Une petite bourgade en bord de mer vit de sa seule usine. Une usine de confection, lancée au début du vingtième siècle par un gars courageux et ouvert, qui en a fait une entreprise où les couturières viennent de loin s'engager, car les conditions de travail et les relations sociales y sont devenues un modèle.
Deux générations plus tard, Vincent, le petit-fils du patron devenu une légende locale, est encore là, mais il n'a plus la fibre. D'autant que sa vie a été marquée par un terrible accident de voiture qui a eu lieu le 12 juillet 1998. En ce jour de finale de coupe du monde, lui et deux copains Patrick, le fils du maire, et Maxime, un jeune prometteur, sont rentrés trop fatigués de boite de nuit.

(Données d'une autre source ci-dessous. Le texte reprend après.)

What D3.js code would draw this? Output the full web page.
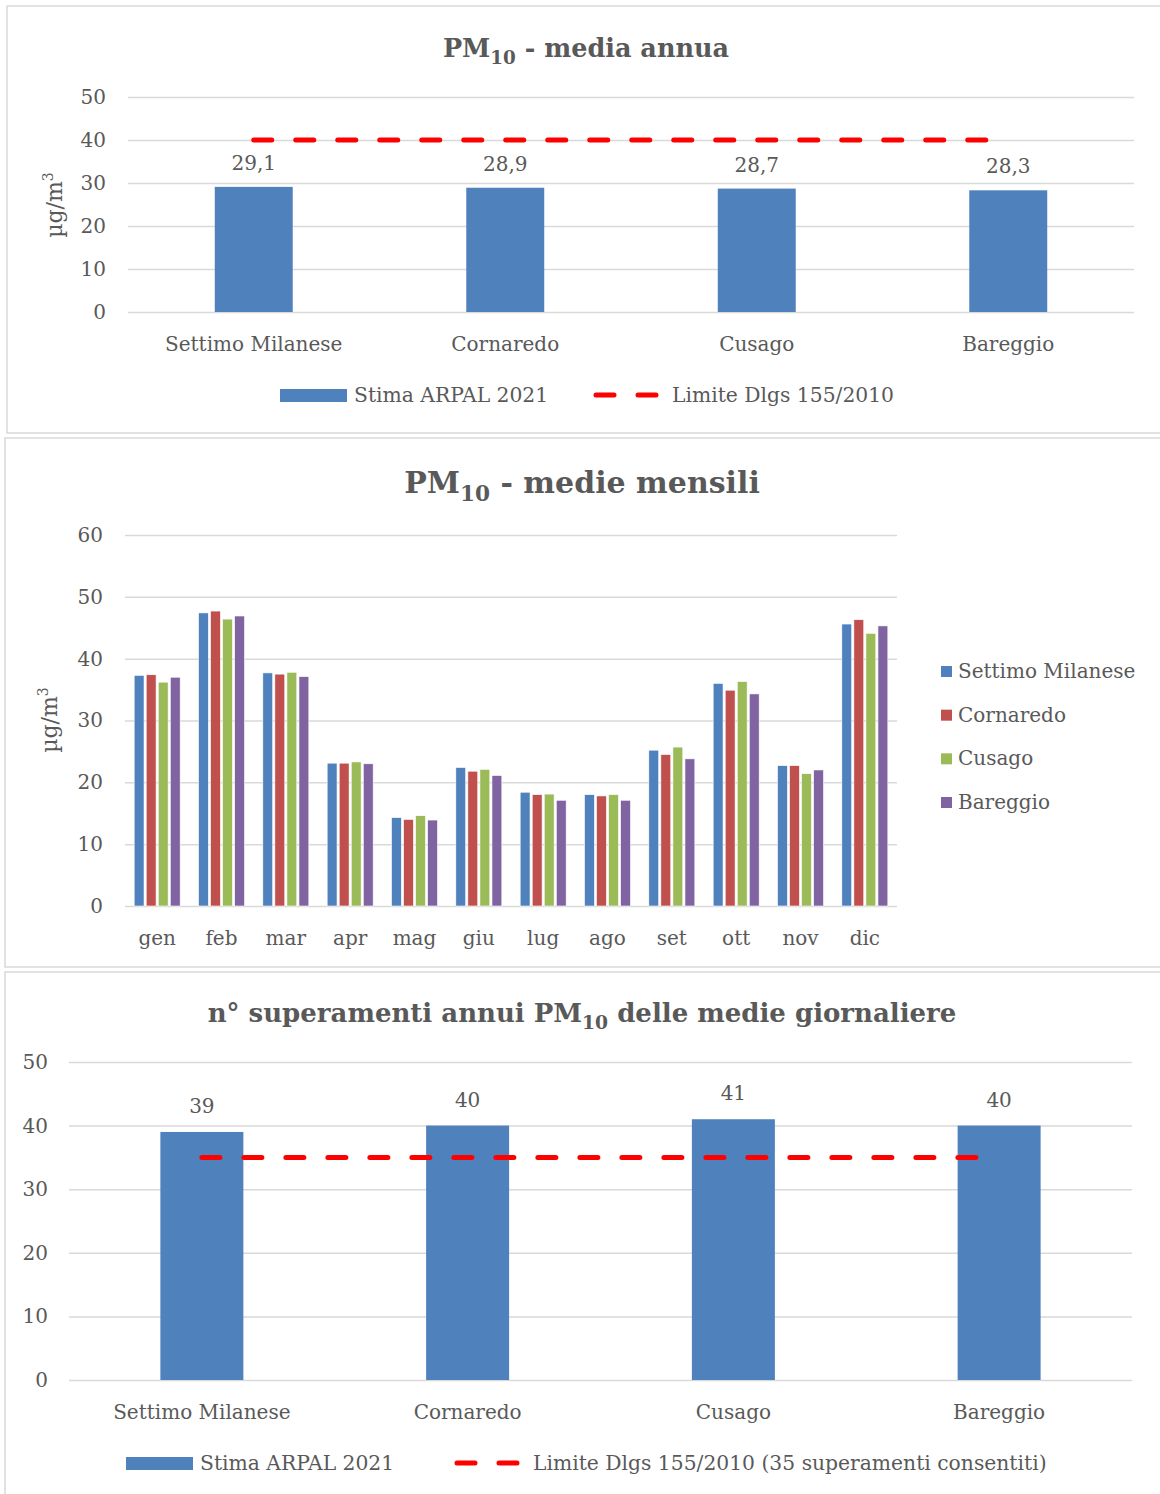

Nuit terrible, pour eux, et ô combien pire pour Marie, jeune fille du cru qui vivait alors à Nancy.
Hervé Commère reprend le fil de leurs histoires vingt ans plus tard, alors que leurs destinées les ont menés qui à la tête de l'usine familiale, qui maire comme son père, qui simple ouvrier mécanicien, qui femme de ce dernier. Des relations complexes unissent ces personnages, liés par leurs secrets et par leur commune appartenance à cette ville où le monde commence et finit avec les lingeries Cybéle. Un petit endroit où William le policier va revenir bien des années après y avoir vécu des vacances et alors que l'un des protagonistes va disparaître à son tour.
Commère alterne dans ce livre, quelques moments brillants et d'autres plus poussifs. le démarrage du livre est par exemple parasité par les apartés de l'auteur, qui avertit le lecteur de l'importance pour chacun des personnages de la nuit de 1998. Procédé littéraire pesant. La suite avec notamment l'explicatif sur la création de l'entreprise, les grandes idées sociales qui y sont associées, le basculement dan l'économie moderne est beaucoup plus vivant. le cynisme des pratiques de l'avocat engagé pour convaincre les ouvrières d'accepter une vente purement financière fait froid dans le dos. Et pourtant ce genre de comportement doit exister.
L'écheveau des relations entre les principaux personnages nourrit la partie « policière » de l'ouvrage, à l'intérêt somme toute limité, car en grande partie prévisible.
Mais, si le suspense n'est pas le point fort du roman, Commère décortique avec finesse leur psychologie. Tous à des degrés divers n'ont pas réalisé leurs rêves de gosse. Tous ont plus ou moins l'impression d'être dans des impasses, dont il est difficile de fuir.
Reste que si l'ensemble est très travaillé, très juste dans la représentation sociale, le récit comporte quelques longueurs. Et la dernière partie, au côté théâtral, est franchement de trop. Il y avait moyen d'arriver vers ce final sans faire dans le face à face verbeux.
L'impression finale est d'avoir lu un bon livre, aussi sociologique que policier, mais dont le rythme est inconstant.